C’est là tout le problème des ouvrages qui reprennent les actes des colloques ou des séminaires, car ceux-ci reposent sur des appels à communications qui obtiennent en retour des textes infléchis par leurs auteurs pour « entrer dans les clous ».
Cette situation a obligé – et c’est tout à leur honneur – les directeurs de la publication à tenter en introduction un exercice de recadrage, assez bien fait dans le cas présent, mais qui aurait mérité d’être renforcé par une conclusion générale synthétique dont on regrette l’absence.

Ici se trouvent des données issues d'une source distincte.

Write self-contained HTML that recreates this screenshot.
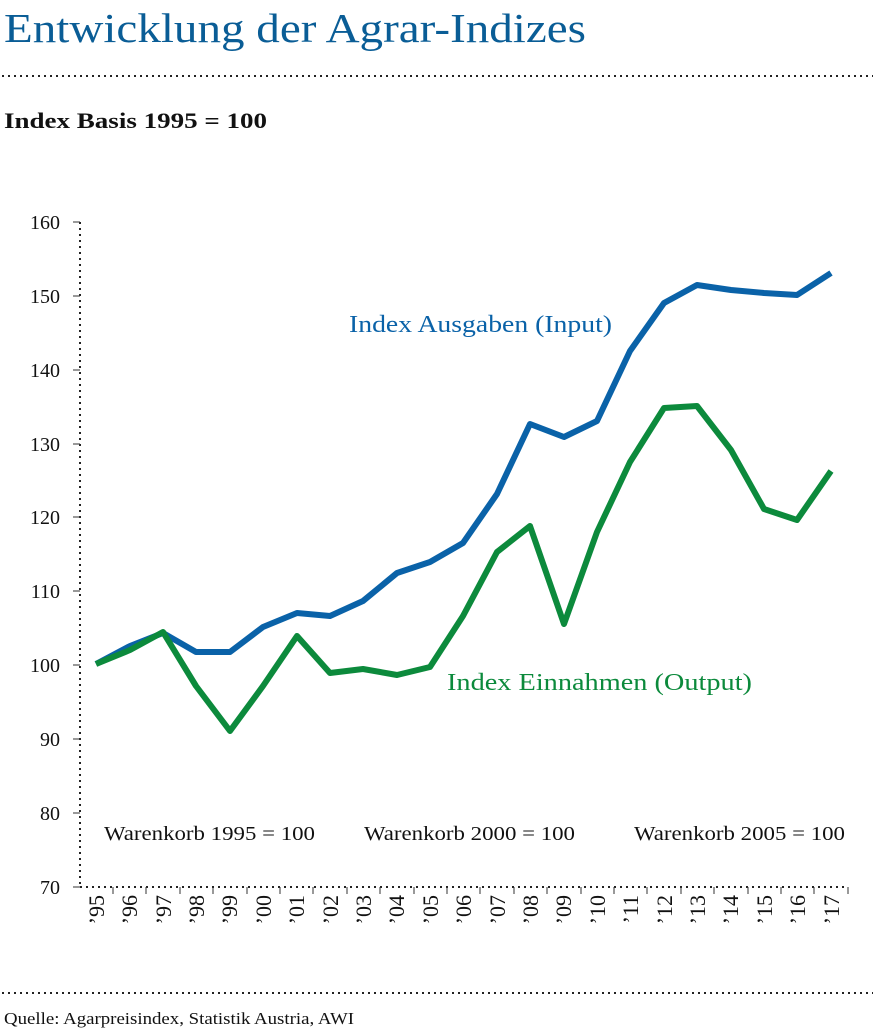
<!DOCTYPE html>
<html><head><meta charset="utf-8"><style>body{margin:0;background:#fff}svg{display:block}text{font-family:"Liberation Serif",serif}</style></head>
<body>
<svg width="875" height="1033" viewBox="0 0 875 1033" xmlns="http://www.w3.org/2000/svg">
<text x="4" y="42" font-size="41" fill="#0a5d96" textLength="582" lengthAdjust="spacingAndGlyphs">Entwicklung der Agrar-Indizes</text>
<line x1="2" y1="76" x2="873" y2="76" stroke="#222" stroke-width="2" stroke-dasharray="2,4"/>
<text x="4" y="128" font-size="22" font-weight="bold" fill="#111" textLength="263" lengthAdjust="spacingAndGlyphs">Index Basis 1995 = 100</text>
<line x1="80" y1="222" x2="80" y2="887" stroke="#222" stroke-width="2" stroke-dasharray="2,4"/>
<line x1="80" y1="887" x2="848" y2="887" stroke="#222" stroke-width="2" stroke-dasharray="2,4"/>
<g stroke="#333" stroke-width="1">
<line x1="73" y1="222" x2="80" y2="222"/><line x1="73" y1="296" x2="80" y2="296"/><line x1="73" y1="370" x2="80" y2="370"/><line x1="73" y1="444" x2="80" y2="444"/><line x1="73" y1="517" x2="80" y2="517"/><line x1="73" y1="591" x2="80" y2="591"/><line x1="73" y1="665" x2="80" y2="665"/><line x1="73" y1="739" x2="80" y2="739"/><line x1="73" y1="813" x2="80" y2="813"/><line x1="73" y1="887" x2="80" y2="887"/>
</g>
<g font-size="20" fill="#111" text-anchor="end">
<text x="60" y="229">160</text><text x="60" y="303">150</text><text x="60" y="377">140</text><text x="60" y="451">130</text><text x="60" y="524">120</text><text x="60" y="598">110</text><text x="60" y="672">100</text><text x="60" y="746">90</text><text x="60" y="820">80</text><text x="60" y="894">70</text>
</g>
<g stroke="#333" stroke-width="1">
<line x1="113" y1="887" x2="113" y2="894"/><line x1="146" y1="887" x2="146" y2="894"/><line x1="180" y1="887" x2="180" y2="894"/><line x1="213" y1="887" x2="213" y2="894"/><line x1="247" y1="887" x2="247" y2="894"/><line x1="280" y1="887" x2="280" y2="894"/><line x1="313" y1="887" x2="313" y2="894"/><line x1="347" y1="887" x2="347" y2="894"/><line x1="380" y1="887" x2="380" y2="894"/><line x1="414" y1="887" x2="414" y2="894"/><line x1="447" y1="887" x2="447" y2="894"/><line x1="480" y1="887" x2="480" y2="894"/><line x1="514" y1="887" x2="514" y2="894"/><line x1="547" y1="887" x2="547" y2="894"/><line x1="581" y1="887" x2="581" y2="894"/><line x1="614" y1="887" x2="614" y2="894"/><line x1="647" y1="887" x2="647" y2="894"/><line x1="681" y1="887" x2="681" y2="894"/><line x1="714" y1="887" x2="714" y2="894"/><line x1="748" y1="887" x2="748" y2="894"/><line x1="781" y1="887" x2="781" y2="894"/><line x1="814" y1="887" x2="814" y2="894"/><line x1="848" y1="887" x2="848" y2="894"/>
</g>
<g font-size="22" fill="#111" text-anchor="end">
<text transform="translate(104,895) rotate(-90)">’95</text>
<text transform="translate(137,895) rotate(-90)">’96</text>
<text transform="translate(171,895) rotate(-90)">’97</text>
<text transform="translate(204,895) rotate(-90)">’98</text>
<text transform="translate(237,895) rotate(-90)">’99</text>
<text transform="translate(271,895) rotate(-90)">’00</text>
<text transform="translate(304,895) rotate(-90)">’01</text>
<text transform="translate(338,895) rotate(-90)">’02</text>
<text transform="translate(371,895) rotate(-90)">’03</text>
<text transform="translate(404,895) rotate(-90)">’04</text>
<text transform="translate(438,895) rotate(-90)">’05</text>
<text transform="translate(471,895) rotate(-90)">’06</text>
<text transform="translate(505,895) rotate(-90)">’07</text>
<text transform="translate(538,895) rotate(-90)">’08</text>
<text transform="translate(571,895) rotate(-90)">’09</text>
<text transform="translate(605,895) rotate(-90)">’10</text>
<text transform="translate(638,895) rotate(-90)">’11</text>
<text transform="translate(672,895) rotate(-90)">’12</text>
<text transform="translate(705,895) rotate(-90)">’13</text>
<text transform="translate(738,895) rotate(-90)">’14</text>
<text transform="translate(772,895) rotate(-90)">’15</text>
<text transform="translate(805,895) rotate(-90)">’16</text>
<text transform="translate(839,895) rotate(-90)">’17</text>
</g>
<polyline fill="none" stroke="#0a62a8" stroke-width="6" stroke-linejoin="round" points="96,664 130,646 163,633 196,652 230,652 263,627 297,613 330,616 363,601 397,573 430,562 463,543 497,494 530,424 564,437 597,421 630,351 664,303 697,285 731,290 764,293 797,295 831,273"/>
<polyline fill="none" stroke="#0c8a3c" stroke-width="6" stroke-linejoin="round" points="96,664 130,650 163,632 196,686 230,731 263,686 297,636 330,673 363,669 397,675 430,667 463,616 497,552 530,526 564,624 597,532 630,462 664,408 697,406 731,450 764,509 797,520 831,471"/>
<text x="349" y="332" font-size="24" fill="#0a62a8" textLength="263" lengthAdjust="spacingAndGlyphs">Index Ausgaben (Input)</text>
<text x="447" y="690" font-size="24" fill="#0c8a3c" textLength="305" lengthAdjust="spacingAndGlyphs">Index Einnahmen (Output)</text>
<g font-size="20" fill="#111">
<text x="104" y="840" textLength="211" lengthAdjust="spacingAndGlyphs">Warenkorb 1995 = 100</text>
<text x="364" y="840" textLength="211" lengthAdjust="spacingAndGlyphs">Warenkorb 2000 = 100</text>
<text x="634" y="840" textLength="211" lengthAdjust="spacingAndGlyphs">Warenkorb 2005 = 100</text>
</g>
<line x1="2" y1="993" x2="873" y2="993" stroke="#222" stroke-width="2" stroke-dasharray="2,4"/>
<text x="4" y="1024" font-size="17" fill="#111" textLength="350" lengthAdjust="spacingAndGlyphs">Quelle: Agarpreisindex, Statistik Austria, AWI</text>
</svg>
</body></html>
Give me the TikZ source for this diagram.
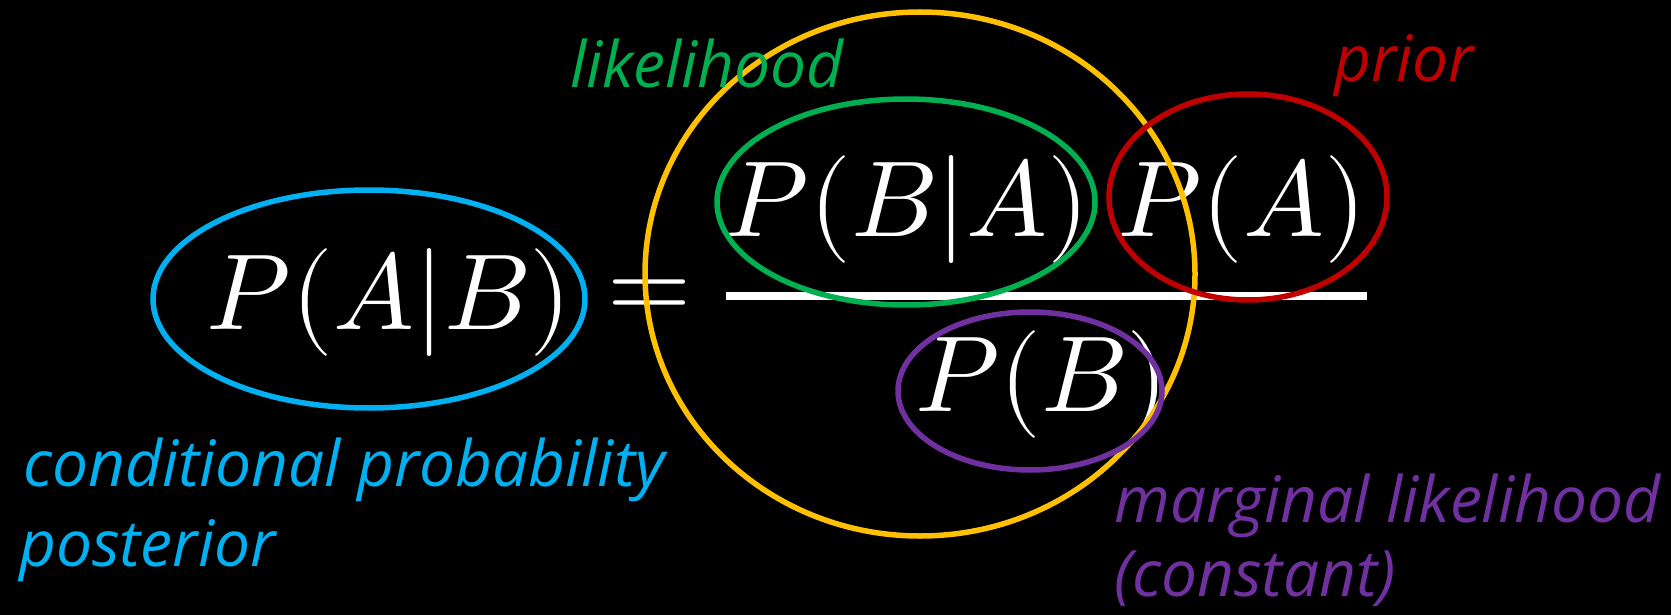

Pourtant le recours au concept de « mobilité » aurait pu se révéler pertinent, notamment par le biais des définitions plus englobantes des migrations données à des époques différentes par les géographes Pierre George (1990) ou Jacques Lévy et Michel Lussault (2013), et citées dans le tome 1 (p. 15-16). Mais la nuance entre migration et mobilité a rarement été approfondie. Et il aurait fallu illustrer tous ces mouvements par un appareil cartographique qui manque cruellement dans un ouvrage traitant des circulations. Cette carence conduit à une erreur de taille dans l’introduction où les directeurs de la publication écrivent : « Au Niger, l’insécurité dans le nord du pays, en l’occurrence dans les régions déshéritées du lac Tchad » …
La triangulation migrations/mobilités/développement constitue certainement une équation difficile à équilibrer, et ces deux ouvrages l’ont néanmoins tenté. Faute d’y être parvenue, cette publication pourra néanmoins être considérée comme une revue entrant dans la catégorie « varia », c’est-à-dire un « recueil d’œuvres variées » sur les migrations africaines.